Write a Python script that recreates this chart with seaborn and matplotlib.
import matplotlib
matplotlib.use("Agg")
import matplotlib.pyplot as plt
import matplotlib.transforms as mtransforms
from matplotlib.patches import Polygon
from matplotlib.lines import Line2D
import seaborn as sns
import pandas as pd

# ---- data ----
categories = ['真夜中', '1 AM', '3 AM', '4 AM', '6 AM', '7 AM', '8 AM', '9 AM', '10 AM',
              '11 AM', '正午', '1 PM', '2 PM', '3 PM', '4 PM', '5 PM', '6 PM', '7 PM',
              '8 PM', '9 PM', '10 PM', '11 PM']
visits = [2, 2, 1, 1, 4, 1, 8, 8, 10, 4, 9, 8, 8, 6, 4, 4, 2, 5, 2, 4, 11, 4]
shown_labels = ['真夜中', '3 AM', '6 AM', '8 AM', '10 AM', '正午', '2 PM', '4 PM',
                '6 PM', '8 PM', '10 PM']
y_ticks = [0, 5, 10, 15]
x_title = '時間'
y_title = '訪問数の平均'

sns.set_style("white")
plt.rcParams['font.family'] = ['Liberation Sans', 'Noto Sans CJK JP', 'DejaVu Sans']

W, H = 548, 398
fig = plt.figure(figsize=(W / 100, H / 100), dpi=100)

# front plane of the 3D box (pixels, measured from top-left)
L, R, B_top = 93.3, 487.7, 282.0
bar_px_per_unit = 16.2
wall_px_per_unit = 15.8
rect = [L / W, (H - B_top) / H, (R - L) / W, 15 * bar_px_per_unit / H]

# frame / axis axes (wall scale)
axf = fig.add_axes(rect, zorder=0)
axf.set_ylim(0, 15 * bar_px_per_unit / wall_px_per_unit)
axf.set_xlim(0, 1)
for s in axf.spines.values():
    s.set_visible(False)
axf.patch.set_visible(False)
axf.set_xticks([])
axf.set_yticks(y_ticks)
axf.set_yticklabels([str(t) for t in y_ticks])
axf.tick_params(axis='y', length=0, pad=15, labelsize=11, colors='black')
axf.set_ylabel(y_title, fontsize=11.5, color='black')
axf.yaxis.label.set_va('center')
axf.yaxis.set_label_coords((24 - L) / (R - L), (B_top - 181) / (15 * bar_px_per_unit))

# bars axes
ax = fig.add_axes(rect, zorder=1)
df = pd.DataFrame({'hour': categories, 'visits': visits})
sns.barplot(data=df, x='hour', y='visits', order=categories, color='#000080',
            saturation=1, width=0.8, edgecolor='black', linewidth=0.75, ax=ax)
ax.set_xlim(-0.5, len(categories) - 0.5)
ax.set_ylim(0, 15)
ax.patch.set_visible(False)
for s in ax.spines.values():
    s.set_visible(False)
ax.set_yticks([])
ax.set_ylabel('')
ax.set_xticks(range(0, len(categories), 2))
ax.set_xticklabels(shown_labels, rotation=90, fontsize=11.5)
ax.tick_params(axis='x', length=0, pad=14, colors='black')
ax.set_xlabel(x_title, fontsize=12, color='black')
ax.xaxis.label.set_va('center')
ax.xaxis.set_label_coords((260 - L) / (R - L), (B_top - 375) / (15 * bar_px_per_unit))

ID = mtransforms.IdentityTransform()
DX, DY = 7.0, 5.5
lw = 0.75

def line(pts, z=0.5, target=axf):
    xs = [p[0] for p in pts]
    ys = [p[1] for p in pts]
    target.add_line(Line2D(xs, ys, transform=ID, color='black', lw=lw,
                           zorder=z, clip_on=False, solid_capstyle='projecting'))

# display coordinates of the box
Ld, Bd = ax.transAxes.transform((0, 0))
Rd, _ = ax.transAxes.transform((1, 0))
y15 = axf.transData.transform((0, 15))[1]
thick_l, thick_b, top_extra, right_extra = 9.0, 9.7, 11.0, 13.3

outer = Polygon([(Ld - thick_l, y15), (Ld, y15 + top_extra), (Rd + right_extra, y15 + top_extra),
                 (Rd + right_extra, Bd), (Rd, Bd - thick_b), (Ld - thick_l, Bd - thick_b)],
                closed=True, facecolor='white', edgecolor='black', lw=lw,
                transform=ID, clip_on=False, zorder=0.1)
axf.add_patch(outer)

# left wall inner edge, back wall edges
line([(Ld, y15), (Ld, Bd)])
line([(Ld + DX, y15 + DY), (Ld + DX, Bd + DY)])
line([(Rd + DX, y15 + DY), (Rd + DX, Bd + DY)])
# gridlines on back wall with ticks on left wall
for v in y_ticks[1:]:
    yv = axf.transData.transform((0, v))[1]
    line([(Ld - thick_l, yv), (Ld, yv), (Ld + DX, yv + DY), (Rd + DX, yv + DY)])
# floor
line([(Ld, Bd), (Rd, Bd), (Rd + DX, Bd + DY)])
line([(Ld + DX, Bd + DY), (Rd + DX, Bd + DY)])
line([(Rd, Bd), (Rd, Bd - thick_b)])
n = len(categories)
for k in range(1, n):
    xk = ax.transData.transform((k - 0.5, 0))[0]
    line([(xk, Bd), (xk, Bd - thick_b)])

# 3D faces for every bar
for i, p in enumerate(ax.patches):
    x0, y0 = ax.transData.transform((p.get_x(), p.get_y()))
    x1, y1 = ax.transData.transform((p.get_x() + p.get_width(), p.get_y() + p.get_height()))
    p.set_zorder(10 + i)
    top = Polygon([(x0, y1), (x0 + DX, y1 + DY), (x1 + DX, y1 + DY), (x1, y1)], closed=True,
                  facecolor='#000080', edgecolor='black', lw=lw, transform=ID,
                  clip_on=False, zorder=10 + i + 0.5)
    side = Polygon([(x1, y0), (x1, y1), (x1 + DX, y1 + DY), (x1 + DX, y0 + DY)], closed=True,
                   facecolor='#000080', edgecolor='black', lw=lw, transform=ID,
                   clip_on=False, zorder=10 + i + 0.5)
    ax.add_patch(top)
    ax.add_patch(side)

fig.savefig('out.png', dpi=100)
::::::::::
# Exercise task
Return exactly the lines that run from the top of the listing above to the line containing "axf.yaxis.set_label_coords((24 - L)", please, keeping both end lines and leaving out everything else.

# Written solution
Write a Python script that recreates this chart with seaborn and matplotlib.
import matplotlib
matplotlib.use("Agg")
import matplotlib.pyplot as plt
import matplotlib.transforms as mtransforms
from matplotlib.patches import Polygon
from matplotlib.lines import Line2D
import seaborn as sns
import pandas as pd

# ---- data ----
categories = ['真夜中', '1 AM', '3 AM', '4 AM', '6 AM', '7 AM', '8 AM', '9 AM', '10 AM',
              '11 AM', '正午', '1 PM', '2 PM', '3 PM', '4 PM', '5 PM', '6 PM', '7 PM',
              '8 PM', '9 PM', '10 PM', '11 PM']
visits = [2, 2, 1, 1, 4, 1, 8, 8, 10, 4, 9, 8, 8, 6, 4, 4, 2, 5, 2, 4, 11, 4]
shown_labels = ['真夜中', '3 AM', '6 AM', '8 AM', '10 AM', '正午', '2 PM', '4 PM',
                '6 PM', '8 PM', '10 PM']
y_ticks = [0, 5, 10, 15]
x_title = '時間'
y_title = '訪問数の平均'

sns.set_style("white")
plt.rcParams['font.family'] = ['Liberation Sans', 'Noto Sans CJK JP', 'DejaVu Sans']

W, H = 548, 398
fig = plt.figure(figsize=(W / 100, H / 100), dpi=100)

# front plane of the 3D box (pixels, measured from top-left)
L, R, B_top = 93.3, 487.7, 282.0
bar_px_per_unit = 16.2
wall_px_per_unit = 15.8
rect = [L / W, (H - B_top) / H, (R - L) / W, 15 * bar_px_per_unit / H]

# frame / axis axes (wall scale)
axf = fig.add_axes(rect, zorder=0)
axf.set_ylim(0, 15 * bar_px_per_unit / wall_px_per_unit)
axf.set_xlim(0, 1)
for s in axf.spines.values():
    s.set_visible(False)
axf.patch.set_visible(False)
axf.set_xticks([])
axf.set_yticks(y_ticks)
axf.set_yticklabels([str(t) for t in y_ticks])
axf.tick_params(axis='y', length=0, pad=15, labelsize=11, colors='black')
axf.set_ylabel(y_title, fontsize=11.5, color='black')
axf.yaxis.label.set_va('center')
axf.yaxis.set_label_coords((24 - L) / (R - L), (B_top - 181) / (15 * bar_px_per_unit))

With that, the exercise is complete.